Death metal, religion and the socialization of emotion

Photo by George E. Norkus

Over at The Immanent Frame, a website on religion, secularism and society supported by the Social Science Research Council (USA), Jim Robertson reflects on the presence of religion in Death Metal after a trip to Wacken Open Air (in Germany), the world’s largest music festival and ‘loud as hell’ according to its website.

Robertson’s piece, Death metal: A “pipeline to God”?, is well worth the read, if for no other reason that it will be an eye-opener for the non-metalhead to what these guys are screaming through the din. (One personal disclosure: Although I went through a phase of fascination with Canadian power trios with front-man shriekers that sounded like modern castrati — Rush, Triumph — and developed a now-mildly-embarrassing love of Supertramp, Aerosmith, and the Who, I was never really a native metalhead, so I can’t talk about these genres from any deep affection.)

I won’t rehearse all of Robertson’s arguments, but he basically asks why Death Metal and related genres are so obsessed with religion, from Satanic album covers to song lyrics that drip with Apocalyptic motifs to echoes of everything from neo-paganism to blatant anti-Christianism. It’s a great question because not every popular music genre, even iconoclastic subcultural genres, features religious imagery so heavily. One would probably have to move to something like gospel or 1970s reggae to find genres that were more saturated with spiritual symbolism (I have no statistics on this, only my own fleeting engagement with these genres).

Robertson explains:

What is fascinating here is the consistency with which black metal has pursued religious forms.
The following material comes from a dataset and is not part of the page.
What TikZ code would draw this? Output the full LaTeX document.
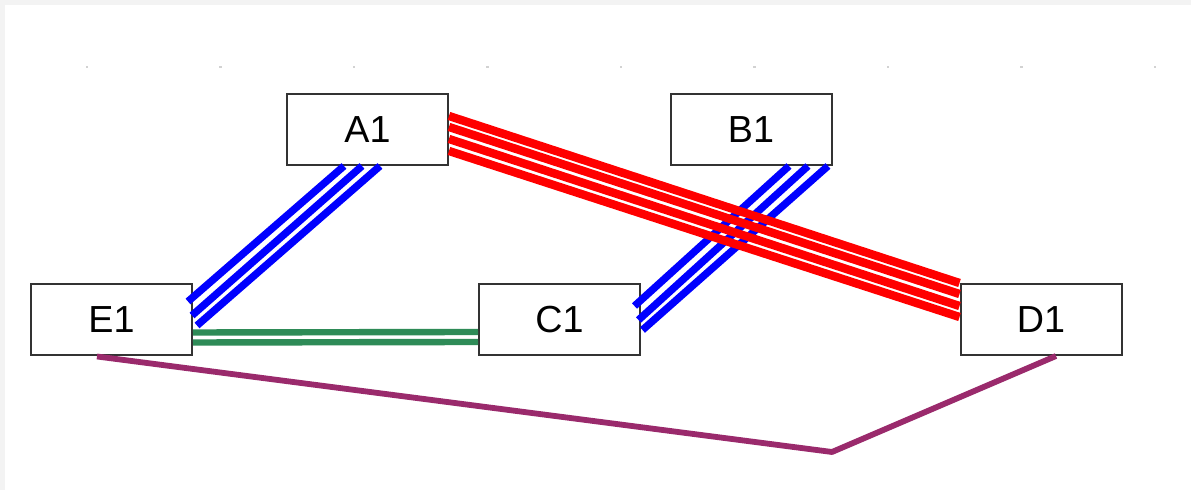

Satanism is replaced, not by a basic materialist atheism but with almost anything else: Occultism, Nietzsche, paganism, mystical nazism. Such religious pluralism begs the question as to whether these are just new and interesting attempts at youth rebellion, or whether something more is playing itself out.

Robertson finds several reasons for the dominance of religious themes in Death Metal:

1) ‘Metal’s rebellious streak’ led to a backlash against attempts to censor or criticize these musical genres, most prominently efforts by the Parents Music Resource Center (PMRC) in the mid-1980s. According to Robertson, the criticism actually hardened the resolves of many musicians to criticize mainstream religion, sparking very explicit anti-religious themes.

2) Extreme lifestyles among the musicians, a character of many Western popular artist communities, but featuring some extraordinary acts of violence, self-destruction and nihilism, especially among proponents of Scandinavian ‘Black Metal’ in the 1990s, Robertson discusses. In this sense, ‘Metal’s obsession with religion is part of its obsession with living at the limit.’ Robertson goes on to explain: ‘This concern with limit experiences explains metal’s obsession with religion. In its aspirations, metal parallels a kind of religious mysticism.’

3) Competition with mainstream religion to provide similar experiences, such as community belonging, emotional transcendence, and mystical experience, what one participant refers to as a ‘pipeline to God.’

4) Shifting philosophical and religious commitments within the community of Metal musicians, including a move away from Satanism toward various forms of paganism, ecological mysticism, and Nietzschean nihilism, reflect a groping to find a language to talk about these profound emotional-mystical experiences: ‘The constant grasping for new ideologies amongst the black metal scene, then, is an attempt to give this transcendental path discursive form.’

Robertson’s discussion is both colourful and insightful, but there are several dimensions I might add just to bring it into the Neuroanthropological fold. Borrowing some ideas from Simon Frith’s piece, ‘Towards an Aesthetics of Popular Music,’ I want to argue that Metal, like many musical genres, has a special role in educating emotion and moods among young people when they are trying to understand social interaction and their own emotions.